Under the leadership of Xi Jinping, China radically changed its approach to minority management: abandoning autonomy in favor of assimilation by imposing the lifestyle of the Han majority and communist ideology in order to integrate them into the Chinese nation.
The result is depoliticization, erasure of religion, cultural and linguistic assimilation and reduction of local cultures to simple folklore now considered a national asset, capable of attracting tourists and income.
Emmanuel Serna
Emmanuel Serna is a French photographer born in 1973, based in Hong Kong. After graduating from a photography school in Paris (CE3P), he devoted himself to photography in the Balkans: Kosovo, Serbia, and Bosnia, documenting the after-effects of civil wars on civilian populations. He also worked in Eastern Europe: Romania and Turkey where he was interested in minorities and daily life.
Since 2010, he has lived and worked in Hong Kong where he concentrates his work as well as in mainland China.
In his personal work, he is interested in themes of daily life, leisure, tourism and social or ethnic minorities. He likes to photograph individuals, their relationships with each other and with their environment as well as the traces they leave on it.

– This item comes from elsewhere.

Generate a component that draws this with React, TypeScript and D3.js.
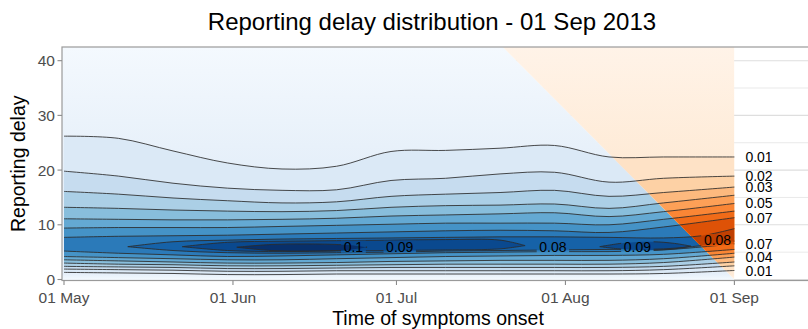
import React from "react";
import * as d3 from "d3";

const WIDTH = 808;
const HEIGHT = 329;

const START = new Date(2013, 4, 1);
const END = new Date(2013, 8, 1);

// contour knots, days since 01 May
const knotDays = [0, 10, 20, 30, 40, 50, 60, 70, 80, 90, 100, 110, 123];
const levels = [0.01, 0.02, 0.03, 0.04, 0.05, 0.06, 0.07];

// delay of each contour, upper side
const upperDelay = [
  [26.2, 25.8, 23.5, 21.3, 20.2, 20.7, 23.4, 23.6, 24.0, 24.5, 22.4, 22.4, 22.4],
  [19.8, 18.9, 17.6, 16.7, 16.3, 16.4, 18.1, 18.5, 19.3, 19.6, 17.8, 18.5, 18.9],
  [16.1, 15.6, 14.9, 14.4, 14.0, 14.2, 15.2, 15.6, 15.9, 16.3, 15.2, 15.9, 16.9],
  [13.2, 13.0, 12.7, 12.5, 12.4, 12.6, 13.2, 13.5, 13.6, 13.8, 13.0, 14.0, 15.4],
  [11.1, 11.0, 10.9, 10.9, 11.0, 11.2, 11.6, 11.8, 12.0, 12.2, 11.5, 12.4, 13.9],
  [9.4, 9.5, 9.5, 9.5, 9.7, 9.9, 10.1, 10.3, 10.3, 10.3, 10.0, 11.0, 12.5],
  [7.7, 7.9, 8.0, 8.1, 8.3, 8.5, 8.7, 8.9, 9.0, 8.9, 8.6, 9.6, 11.3],
];

// lower side
const lowerDelay = [
  [1.3, 1.2, 1.1, 0.9, 0.9, 1.0, 1.0, 1.0, 1.0, 1.0, 1.0, 1.1, 1.65],
  [1.9, 1.8, 1.7, 1.5, 1.5, 1.6, 1.6, 1.6, 1.6, 1.6, 1.6, 1.8, 2.5],
  [2.4, 2.3, 2.2, 2.0, 2.0, 2.1, 2.2, 2.2, 2.2, 2.2, 2.2, 2.4, 3.2],
  [3.0, 2.8, 2.7, 2.5, 2.5, 2.6, 2.7, 2.8, 2.8, 2.8, 2.8, 3.1, 4.1],
  [3.6, 3.4, 3.2, 3.0, 3.0, 3.1, 3.3, 3.4, 3.5, 3.5, 3.5, 3.8, 4.8],
  [4.2, 4.0, 3.8, 3.6, 3.6, 3.8, 4.0, 4.2, 4.3, 4.4, 4.4, 4.6, 5.5],
  [5.2, 4.8, 4.5, 4.2, 4.3, 4.5, 4.7, 4.9, 5.0, 5.1, 5.1, 5.4, 6.5],
];

// the inner contours that do not span the whole period
const innerContours = [
  {
    level: 0.08,
    days: [11.7, 20, 30, 40, 50, 60, 70, 80, 90, 100, 110, 117, 123],
    upper: [6.0, 6.9, 7.2, 7.4, 7.5, 7.6, 7.7, 7.8, 7.8, 7.7, 7.6, 8.0, 9.3],
    lower: [6.0, 5.3, 4.9, 4.8, 4.9, 5.0, 5.2, 5.3, 5.4, 5.5, 5.6, 6.2, 7.0],
  },
  {
    level: 0.09,
    days: [21.7, 30, 40, 50, 60, 70, 80, 84.6],
    upper: [6.0, 6.8, 7.0, 7.1, 7.2, 7.3, 7.2, 6.2],
    lower: [6.0, 5.3, 5.1, 5.2, 5.3, 5.4, 5.6, 6.2],
  },
  {
    level: 0.09,
    days: [98.3, 103, 108, 112, 115],
    upper: [6.0, 6.7, 6.9, 6.6, 6.1],
    lower: [6.0, 5.5, 5.4, 5.6, 6.1],
  },
  {
    level: 0.1,
    days: [31.7, 38, 45, 52, 55.6],
    upper: [5.9, 6.4, 6.5, 6.3, 5.9],
    lower: [5.9, 5.3, 5.2, 5.4, 5.9],
  },
];

const inlineLabels = [
  { text: "0.1", day: 53.1, delay: 6.0 },
  { text: "0.09", day: 61.6, delay: 6.0 },
  { text: "0.08", day: 89.7, delay: 6.0 },
  { text: "0.09", day: 105.2, delay: 6.0 },
  { text: "0.08", day: 119.9, delay: 7.2 },
];
const endLabelsUpper = [0.01, 0.02, 0.03, 0.05, 0.07];
const endLabelsLower = [0.07, 0.04, 0.01];

const monthTicks = ["2013-05-01", "2013-06-01", "2013-07-01", "2013-08-01", "2013-09-01"];
const monthLabels = ["01 May", "01 Jun", "01 Jul", "01 Aug", "01 Sep"];
const delayTicks = [0, 10, 20, 30, 40];
const delayMinor = [5, 15, 25, 35];

const FONT = "'Liberation Sans', Arial, Helvetica, sans-serif";
const MAXD = 0.105;

const toDate = (n: number) => new Date(START.getTime() + n * 864e5);
const parse = d3.timeParse("%Y-%m-%d");

export default function App() {
  const x = d3.scaleTime().domain([START, END]).range([64, 734.4]);
  const y = d3.scaleLinear().domain([0, 42.5]).range([279.5, 47]);

  const panel = { left: 62, top: 47, right: 812, bottom: 280.5 };
  const raster = { left: 62, right: x(END), top: 47, bottom: 280 };

  type P = [number, number, number];
  const area = d3
    .area<P>()
    .x((p) => x(toDate(p[0])))
    .y0((p) => y(p[1]))
    .y1((p) => y(p[2]))
    .curve(d3.curveCatmullRom.alpha(0.5));
  const lowLine = area.lineY0();
  const upLine = area.lineY1();

  const bands = [
    ...levels.map((lv, li) => ({
      level: lv,
      pts: knotDays.map((k, i) => [k, lowerDelay[li][i], upperDelay[li][i]] as P),
    })),
    ...innerContours.map((c) => ({
      level: c.level,
      pts: c.days.map((k, i) => [k, c.lower[i], c.upper[i]] as P),
    })),
  ];

  const poly = (pts: [number, number][]) =>
    pts.map(([t, d]) => `${x(toDate(t))},${y(d)}`).join(" ");
  const observed = poly([[-1, -1], [-1, 43], [80, 43], [124, -1]]);
  const unobserved = poly([[80, 43], [130, 43], [130, -7]]);

  const field = (interp: (t: number) => string, id: string) => {
    const color = d3.scaleSequential(interp).domain([0, MAXD]);
    const stops = [
      [0, 0.002],
      [1, 0.009],
      [20, 0.0095],
      [42.5, 0.0015],
    ];
    return (
      <g>
        <defs>
          <linearGradient id={id} gradientUnits="userSpaceOnUse" x1={0} x2={0} y1={y(0)} y2={y(42.5)}>
            {stops.map(([d, v], i) => (
              <stop key={i} offset={d / 42.5} stopColor={color(v)} />
            ))}
          </linearGradient>
        </defs>
        <rect
          x={raster.left}
          y={raster.top}
          width={raster.right - raster.left}
          height={raster.bottom - raster.top}
          fill={`url(#${id})`}
        />
        {bands.map((b, i) => (
          <path key={i} d={area(b.pts) || ""} fill={color(b.level + 0.005)} />
        ))}
      </g>
    );
  };

  const labelW = (s: string) => s.length * 7.6 + 2;

  return (
    <svg
      width={WIDTH}
      height={HEIGHT}
      style={{ position: "absolute", left: 0, top: 0, background: "white" }}
      fontFamily={FONT}
    >
      <defs>
        <clipPath id="rasterClip">
          <rect x={raster.left} y={raster.top} width={raster.right - raster.left} height={raster.bottom - raster.top} />
        </clipPath>
        <clipPath id="obsClip">
          <polygon points={observed} />
        </clipPath>
        <clipPath id="unobsClip">
          <polygon points={unobserved} />
        </clipPath>
        <mask id="labelGap">
          <rect x={0} y={0} width={WIDTH} height={HEIGHT} fill="white" />
          {inlineLabels.map((l, i) => (
            <rect
              key={i}
              x={x(toDate(l.day)) - labelW(l.text) / 2}
              y={y(l.delay) - 6}
              width={labelW(l.text)}
              height={12}
              fill="black"
            />
          ))}
        </mask>
      </defs>

      <text x={432} y={30} textAnchor="middle" fontSize={24} fill="#000">
        Reporting delay distribution - 01 Sep 2013
      </text>

      {/* panel grid */}
      <rect x={panel.left} y={panel.top} width={panel.right - panel.left} height={panel.bottom - panel.top} fill="white" />
      {delayMinor.map((v) => (
        <line key={"m" + v} x1={panel.left} x2={panel.right} y1={y(v)} y2={y(v)} stroke="#e3e3e3" strokeWidth={0.8} />
      ))}
      {delayTicks.map((v) => (
        <line key={"g" + v} x1={panel.left} x2={panel.right} y1={y(v)} y2={y(v)} stroke="#dedede" strokeWidth={1.1} />
      ))}

      <g clipPath="url(#rasterClip)">
        <g clipPath="url(#obsClip)">{field(d3.interpolateBlues, "gBlue")}</g>
        <g clipPath="url(#unobsClip)">{field(d3.interpolateOranges, "gOrange")}</g>
      </g>

      {/* contour lines */}
      <g mask="url(#labelGap)" fill="none" stroke="#2b2b2b" strokeWidth={1} strokeOpacity={0.85}>
        {bands.map((b, i) => (
          <g key={i}>
            <path d={lowLine(b.pts) || ""} />
            <path d={upLine(b.pts) || ""} />
          </g>
        ))}
      </g>

      {/* contour labels */}
      <g fontSize={14} fill="#000">
        {inlineLabels.map((l, i) => (
          <text key={i} x={x(toDate(l.day))} y={y(l.delay)} dy="0.36em" textAnchor="middle">
            {l.text}
          </text>
        ))}
        {endLabelsUpper.map((lv) => {
          const li = levels.indexOf(lv);
          return (
            <text key={"u" + lv} x={x(END) + 11} y={y(upperDelay[li][knotDays.length - 1])} dy="0.36em">
              {lv.toFixed(2)}
            </text>
          );
        })}
        {endLabelsLower.map((lv) => {
          const li = levels.indexOf(lv);
          return (
            <text key={"l" + lv} x={x(END) + 11} y={y(lowerDelay[li][knotDays.length - 1])} dy="0.36em">
              {lv.toFixed(2)}
            </text>
          );
        })}
      </g>

      <rect
        x={panel.left}
        y={panel.top}
        width={panel.right - panel.left}
        height={panel.bottom - panel.top}
        fill="none"
        stroke="#9a9a9a"
        strokeWidth={1.2}
      />

      {/* axes */}
      <g fontSize={15.5} fill="#4d4d4d">
        {delayTicks.map((v) => (
          <g key={v}>
            <line x1={panel.left - 4.5} x2={panel.left} y1={y(v)} y2={y(v)} stroke="#8a8a8a" strokeWidth={1.1} />
            <text x={panel.left - 7} y={y(v)} dy="0.36em" textAnchor="end">
              {v}
            </text>
          </g>
        ))}
        {monthTicks.map((s, i) => {
          const xx = x(parse(s) as Date);
          return (
            <g key={s}>
              <line x1={xx} x2={xx} y1={panel.bottom} y2={panel.bottom + 4.5} stroke="#8a8a8a" strokeWidth={1.1} />
              <text x={xx} y={panel.bottom + 22} textAnchor="middle">
                {monthLabels[i]}
              </text>
            </g>
          );
        })}
      </g>

      <text x={438} y={325} textAnchor="middle" fontSize={19.5} fill="#000">
        Time of symptoms onset
      </text>
      <text
        transform={`translate(25,${(panel.top + panel.bottom) / 2}) rotate(-90)`}
        textAnchor="middle"
        fontSize={19.5}
        fill="#000"
      >
        Reporting delay
      </text>
    </svg>
  );
}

His photos have been exhibited in individual and group exhibitions in France, Hong Kong and Taiwan. In addition to his personal work, he fulfills orders for editorial and commercial clients and follows news from Hong Kong. Some of his reports have been published in magazines, newspapers, and online media.
In 2016 he was one of six finalists for the WYNG Masters Award Identity and in 2017 he was nominated for the Magnum Foundation Fund.
He is a member of the Divergence Images association of photographers and a collaborator of the Sopa Images photo agency.